## An Idea on Theory Exam Questions

In a discussion with a fellow student about grading, we came up with the following method which can make some Theory exam question with longer proofs easier to grade. I believe that, when used with caution, it can be a good tool to have.

Let me stress the word “caution”, since it is not a good idea to use this method on all problems on all exams.

The basic idea is to give the proof away, but in a scrambled fashion. Suppose the proof can be broken into \$k\$ “units of thoughts” (each unit is probably one or two statements). We will first append some \$n-k\$ junk units to the end of the proof, yielding a total of \$n\$ units. Then, we take a random permutation of the \$n\$ units and give the list to the students. The answer to such an exam question would then be an ordered sequence of numbers indicating the relevant units in the list.

There are many variations on this idea.

First we need to pick \$n\$. That clearly should depend on \$k\$. (Somewhere around \$1.5k\$ to \$2k\$ may be a good idea.)

Then we may decide to reveal the value of \$k\$ or not. (Revealing makes it a lot easier.)

Also, some of the junk units may actually be mathematically wrong but “reasonably sounding” in the context of the proof. We call these bombs. If the answer has a bomb, it automatically gets a zero.

And should we choose to add bombs, then maybe it is also an interesting twist to allow the students to pick out exactly all the bombs. For some classes, being able to pick out exactly all the bombs in a question should really qualify for a full credit for it. (Oh, Number Theory…)

Now that leaves the question of partial credits, which can be a highly subjective matter in the traditional “write-a-proof” format.

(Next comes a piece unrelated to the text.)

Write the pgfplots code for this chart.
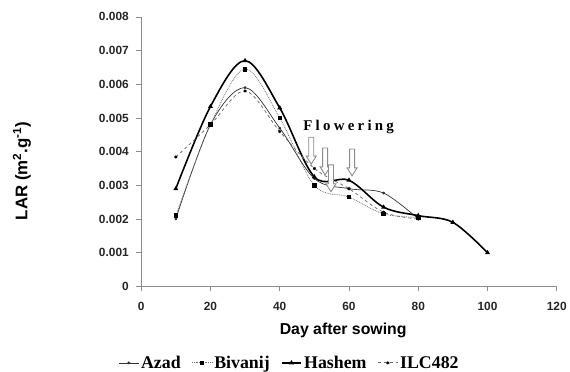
\documentclass[border=0pt]{standalone}
\usepackage{fontspec}
\setmainfont{Liberation Serif}
\setsansfont{Liberation Sans}
\usepackage{pgfplots}
\pgfplotsset{compat=1.18}
\definecolor{axgray}{RGB}{140,140,140}
\definecolor{lgray}{RGB}{110,110,110}
\newcommand{\flowarrow}[1]{%
  \draw[axgray, line width=0.9bp, fill=white] (#1) -- ++(-5bp,8bp) -- ++(2.5bp,0) -- ++(0,19bp) -- ++(5bp,0) -- ++(0,-19bp) -- ++(2.5bp,0) -- cycle;}
\begin{document}
\begin{tikzpicture}
\begin{axis}[
  at={(0,0)}, anchor=south west,
  scale only axis, width=418bp, height=271bp,
  xmin=0, xmax=120, ymin=0, ymax=0.008,
  axis lines*=left,
  axis line style={axgray, line width=0.8bp},
  every tick/.style={axgray, line width=0.8bp},
  tick align=outside, major tick length=5bp,
  xtick={0,20,...,120},
  ytick={0,0.001,0.002,0.003,0.004,0.005,0.006,0.007,0.008},
  yticklabels={0,0.001,0.002,0.003,0.004,0.005,0.006,0.007,0.008},
  scaled y ticks=false,
  /pgf/number format/assume math mode=true,
  tick label style={font=\sffamily\bfseries\fontsize{12}{13}\selectfont, black!85},
  xticklabel style={yshift=-7bp},
  yticklabel style={xshift=-4bp},
  xlabel={Day after sowing},
  ylabel={LAR (m\textsuperscript{2}.g\textsuperscript{-1})},
  xlabel style={font=\sffamily\bfseries\fontsize{16}{18}\selectfont, at={(axis description cs:0.486,-0.162)}, anchor=center},
  ylabel style={font=\sffamily\bfseries\fontsize{17}{19}\selectfont, at={(axis description cs:-0.287,0.428)}, anchor=center, rotate=0},
  legend columns=4,
  legend style={at={(axis description cs:-0.055,-0.284)}, anchor=west, draw=none, fill=none,
    font=\bfseries\fontsize{18}{20}\selectfont,
    /tikz/every even column/.append style={column sep=9bp},
    inner sep=0pt},
  legend image code/.code={\draw[#1] (0bp,0bp) -- (20bp,0bp); \draw[#1, only marks] plot coordinates {(10bp,0bp)};},
  clip=false,
]
\addplot[black!80, line width=0.7bp, smooth, tension=0.55, mark=*, mark size=1bp, mark options={solid, fill=black}]
  coordinates {(10,0.0020)(20,0.0048)(30,0.0059)(40,0.0047)(50,0.0032)(60,0.0029)(70,0.00277)(80,0.0020)};
\addlegendentry{Azad}
\addplot[lgray, line width=0.8bp, densely dotted, smooth, tension=0.55, mark=square*, mark size=1.8bp, mark options={solid, fill=black, draw=black}]
  coordinates {(10,0.0021)(20,0.0048)(30,0.00645)(40,0.0050)(50,0.0030)(60,0.00265)(70,0.00215)(80,0.00205)};
\addlegendentry{Bivanij}
\addplot[black, line width=1.6bp, smooth, tension=0.55, mark=triangle*, mark size=1.3bp, mark options={solid, fill=black}]
  coordinates {(10,0.0029)(20,0.00534)(30,0.0067)(40,0.0053)(50,0.00325)(60,0.00315)(70,0.00235)(80,0.0021)(90,0.0019)(100,0.0010)};
\addlegendentry{Hashem}
\addplot[lgray, line width=0.8bp, dashed, smooth, tension=0.55, mark=asterisk, mark size=1.6bp, mark options={solid, black}]
  coordinates {(10,0.00384)(20,0.0048)(30,0.0058)(40,0.0046)(50,0.0035)(60,0.0029)(70,0.0022)(80,0.0020)};
\addlegendentry{ILC482}
\flowarrow{axis cs:49.1,0.00363}
\flowarrow{axis cs:53.1,0.00331}
\flowarrow{axis cs:60.9,0.00328}
\flowarrow{axis cs:54.8,0.00281}
\node[font=\bfseries\fontsize{15}{17}\selectfont\addfontfeature{LetterSpace=22}] at (axis cs:59.9,0.00473) {Flowering};
\end{axis}
\path[use as bounding box] (-142bp,-86bp) rectangle (428bp,288bp);
\end{tikzpicture}
\end{document}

But in this “pick-out-the-proof” format, it may become easier if the junk units are prepared carefully.

Finally, notice that the permutation needs not be the same for different students. This can be good for rooms with little elbow room. Grading is now a bit harder but should not be too bad.

1. I gave my comment on my blog:

http://rweba.livejournal.com/236005.html

2. And if the pieces are too confusing it might get tedious and be a burden on the good student who can actually solve the problem by themselves.

Robert, the way I would do such an exam question is to write down a proof sketch by myself first, then try to find the hidden proof in the list. (Also, scan through the list and kick away some statements that I think is irrelevant in the context of my proof sketch.)

My feeling is that for some questions, if the list is prepared with some caution, it should not be too much of a burden if the student can actually solve the problem by themselves.

3. OK, I think I agree.

The list would just have to be prepared with some care so as not to be too vague or confusing.

4. I’d love to see an example of this.

5. We will see. The semester is ending and there will be finals… the only thing is, doing this on a final exam may be risky since there an be unexpected outcomes and students may feel even more stressed dealing with a question using this new format. Must proceed with caution.

I will make another post showing the question if this really happens.